» Dataset extract:

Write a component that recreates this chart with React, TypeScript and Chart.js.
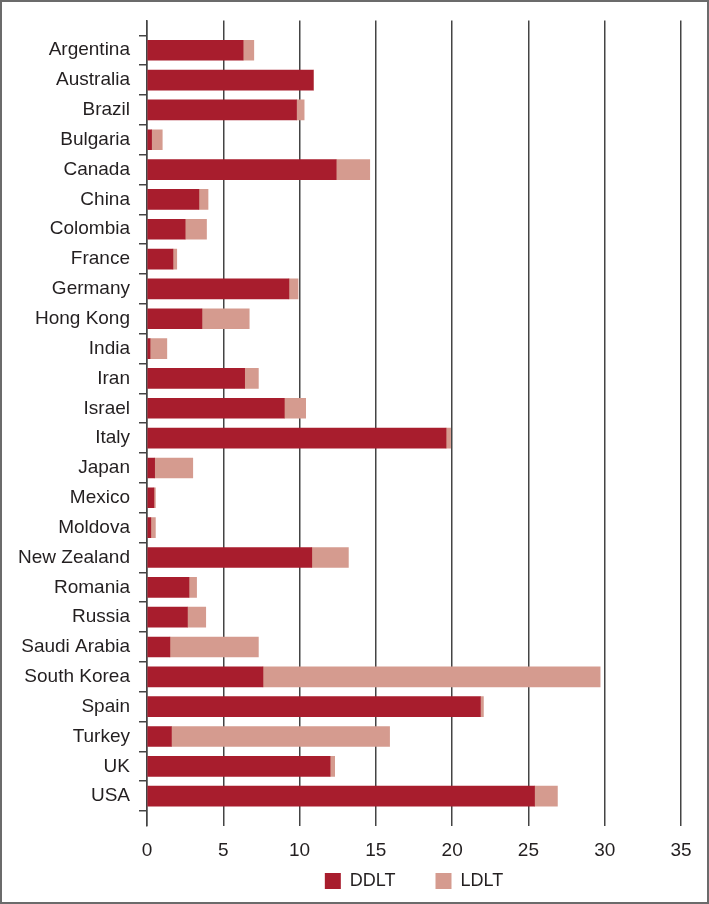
import React, { useEffect, useRef } from "react";
import { Chart, registerables } from "chart.js";

Chart.register(...registerables);

const countries = [
  "Argentina", "Australia", "Brazil", "Bulgaria", "Canada", "China", "Colombia",
  "France", "Germany", "Hong Kong", "India", "Iran", "Israel", "Italy", "Japan",
  "Mexico", "Moldova", "New Zealand", "Romania", "Russia", "Saudi Arabia",
  "South Korea", "Spain", "Turkey", "UK", "USA",
];

const ddlt = [
  6.3, 10.9, 9.8, 0.3, 12.4, 3.4, 2.5, 1.7, 9.3, 3.6, 0.2, 6.4, 9.0, 19.6, 0.5,
  0.45, 0.25, 10.8, 2.75, 2.65, 1.5, 7.6, 21.85, 1.6, 12.0, 25.4,
];

const ldlt = [
  0.7, 0, 0.5, 0.7, 2.2, 0.6, 1.4, 0.25, 0.6, 3.1, 1.1, 0.9, 1.4, 0.3, 2.5,
  0.1, 0.3, 2.4, 0.5, 1.2, 5.8, 22.1, 0.2, 14.3, 0.3, 1.5,
];

const xTicks = [0, 5, 10, 15, 20, 25, 30, 35];
const seriesNames = ["DDLT", "LDLT"];

const FONT = "'Liberation Sans', Arial, Helvetica, sans-serif";
const TEXT = "#231f20";
const LINE = "#444444";

// centre the legend under the plot area, a little below the axis labels
const legendUnderPlot = {
  id: "legendUnderPlot",
  afterLayout(chart: any) {
    const lg = chart.legend;
    const ca = chart.chartArea;
    if (!lg || !ca) return;
    lg.left = ca.left;
    lg.right = ca.right;
    lg.width = ca.right - ca.left;
    lg.top = ca.bottom + 6;
    lg.height = 75;
    lg.bottom = lg.top + lg.height;
  },
};

export default function App() {
  const ref = useRef<HTMLCanvasElement | null>(null);

  useEffect(() => {
    if (!ref.current) return;
    const labels = ["", ...countries, ""];
    const chart = new Chart(ref.current, {
      type: "bar",
      data: {
        labels,
        datasets: [
          {
            label: seriesNames[0],
            data: [null, ...ddlt, null],
            backgroundColor: "#a81d2d",
            borderWidth: 0,
            barThickness: 20,
          },
          {
            label: seriesNames[1],
            data: [null, ...ldlt, null],
            backgroundColor: "#d59b8f",
            borderWidth: 0,
            barThickness: 20,
          },
        ],
      },
      plugins: [legendUnderPlot],
      options: {
        indexAxis: "y",
        responsive: false,
        animation: false,
        devicePixelRatio: 1,
        layout: { padding: { left: 0, right: 28, top: 16, bottom: 8 } },
        plugins: {
          tooltip: { enabled: false },
          legend: {
            position: "bottom",
            align: "center",
            maxHeight: 30,
            labels: {
              boxWidth: 16,
              boxHeight: 16,
              padding: 40,
              color: TEXT,
              font: { family: FONT, size: 18 },
            },
          },
        },
        scales: {
          x: {
            stacked: true,
            min: 0,
            max: 35,
            afterBuildTicks: (scale: any) => {
              scale.ticks = xTicks.map((v) => ({ value: v }));
            },
            afterFit: (scale: any) => {
              scale.height = 40;
            },
            grid: { color: LINE, lineWidth: 1.5, drawTicks: false },
            border: { display: false },
            ticks: {
              padding: 13,
              color: TEXT,
              font: { family: FONT, size: 19 },
            },
          },
          y: {
            stacked: true,
            offset: false,
            afterFit: (scale: any) => {
              scale.width = 147;
            },
            grid: {
              drawOnChartArea: false,
              offset: true,
              tickLength: 8,
              color: LINE,
              lineWidth: 1.5,
            },
            border: { display: true, color: LINE, width: 1.5 },
            ticks: {
              autoSkip: false,
              padding: 9,
              color: TEXT,
              font: { family: FONT, size: 19 },
            },
          },
        },
      },
    });
    return () => chart.destroy();
  }, []);

  return (
    <canvas
      ref={ref}
      width={709}
      height={904}
      style={{
        position: "fixed",
        left: 0,
        top: 0,
        width: 709,
        height: 904,
        background: "#fff",
        outline: "2px solid #6b6b6b",
        outlineOffset: -2,
      }}
    />
  );
}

» Exercise:
Print the whole listing above once more, word for word, without its pictures.

» Task result:
Write a component that recreates this chart with React, TypeScript and Chart.js.
import React, { useEffect, useRef } from "react";
import { Chart, registerables } from "chart.js";

Chart.register(...registerables);

const countries = [
  "Argentina", "Australia", "Brazil", "Bulgaria", "Canada", "China", "Colombia",
  "France", "Germany", "Hong Kong", "India", "Iran", "Israel", "Italy", "Japan",
  "Mexico", "Moldova", "New Zealand", "Romania", "Russia", "Saudi Arabia",
  "South Korea", "Spain", "Turkey", "UK", "USA",
];

const ddlt = [
  6.3, 10.9, 9.8, 0.3, 12.4, 3.4, 2.5, 1.7, 9.3, 3.6, 0.2, 6.4, 9.0, 19.6, 0.5,
  0.45, 0.25, 10.8, 2.75, 2.65, 1.5, 7.6, 21.85, 1.6, 12.0, 25.4,
];

const ldlt = [
  0.7, 0, 0.5, 0.7, 2.2, 0.6, 1.4, 0.25, 0.6, 3.1, 1.1, 0.9, 1.4, 0.3, 2.5,
  0.1, 0.3, 2.4, 0.5, 1.2, 5.8, 22.1, 0.2, 14.3, 0.3, 1.5,
];

const xTicks = [0, 5, 10, 15, 20, 25, 30, 35];
const seriesNames = ["DDLT", "LDLT"];

const FONT = "'Liberation Sans', Arial, Helvetica, sans-serif";
const TEXT = "#231f20";
const LINE = "#444444";

// centre the legend under the plot area, a little below the axis labels
const legendUnderPlot = {
  id: "legendUnderPlot",
  afterLayout(chart: any) {
    const lg = chart.legend;
    const ca = chart.chartArea;
    if (!lg || !ca) return;
    lg.left = ca.left;
    lg.right = ca.right;
    lg.width = ca.right - ca.left;
    lg.top = ca.bottom + 6;
    lg.height = 75;
    lg.bottom = lg.top + lg.height;
  },
};

export default function App() {
  const ref = useRef<HTMLCanvasElement | null>(null);

  useEffect(() => {
    if (!ref.current) return;
    const labels = ["", ...countries, ""];
    const chart = new Chart(ref.current, {
      type: "bar",
      data: {
        labels,
        datasets: [
          {
            label: seriesNames[0],
            data: [null, ...ddlt, null],
            backgroundColor: "#a81d2d",
            borderWidth: 0,
            barThickness: 20,
          },
          {
            label: seriesNames[1],
            data: [null, ...ldlt, null],
            backgroundColor: "#d59b8f",
            borderWidth: 0,
            barThickness: 20,
          },
        ],
      },
      plugins: [legendUnderPlot],
      options: {
        indexAxis: "y",
        responsive: false,
        animation: false,
        devicePixelRatio: 1,
        layout: { padding: { left: 0, right: 28, top: 16, bottom: 8 } },
        plugins: {
          tooltip: { enabled: false },
          legend: {
            position: "bottom",
            align: "center",
            maxHeight: 30,
            labels: {
              boxWidth: 16,
              boxHeight: 16,
              padding: 40,
              color: TEXT,
              font: { family: FONT, size: 18 },
            },
          },
        },
        scales: {
          x: {
            stacked: true,
            min: 0,
            max: 35,
            afterBuildTicks: (scale: any) => {
              scale.ticks = xTicks.map((v) => ({ value: v }));
            },
            afterFit: (scale: any) => {
              scale.height = 40;
            },
            grid: { color: LINE, lineWidth: 1.5, drawTicks: false },
            border: { display: false },
            ticks: {
              padding: 13,
              color: TEXT,
              font: { family: FONT, size: 19 },
            },
          },
          y: {
            stacked: true,
            offset: false,
            afterFit: (scale: any) => {
              scale.width = 147;
            },
            grid: {
              drawOnChartArea: false,
              offset: true,
              tickLength: 8,
              color: LINE,
              lineWidth: 1.5,
            },
            border: { display: true, color: LINE, width: 1.5 },
            ticks: {
              autoSkip: false,
              padding: 9,
              color: TEXT,
              font: { family: FONT, size: 19 },
            },
          },
        },
      },
    });
    return () => chart.destroy();
  }, []);

  return (
    <canvas
      ref={ref}
      width={709}
      height={904}
      style={{
        position: "fixed",
        left: 0,
        top: 0,
        width: 709,
        height: 904,
        background: "#fff",
        outline: "2px solid #6b6b6b",
        outlineOffset: -2,
      }}
    />
  );
}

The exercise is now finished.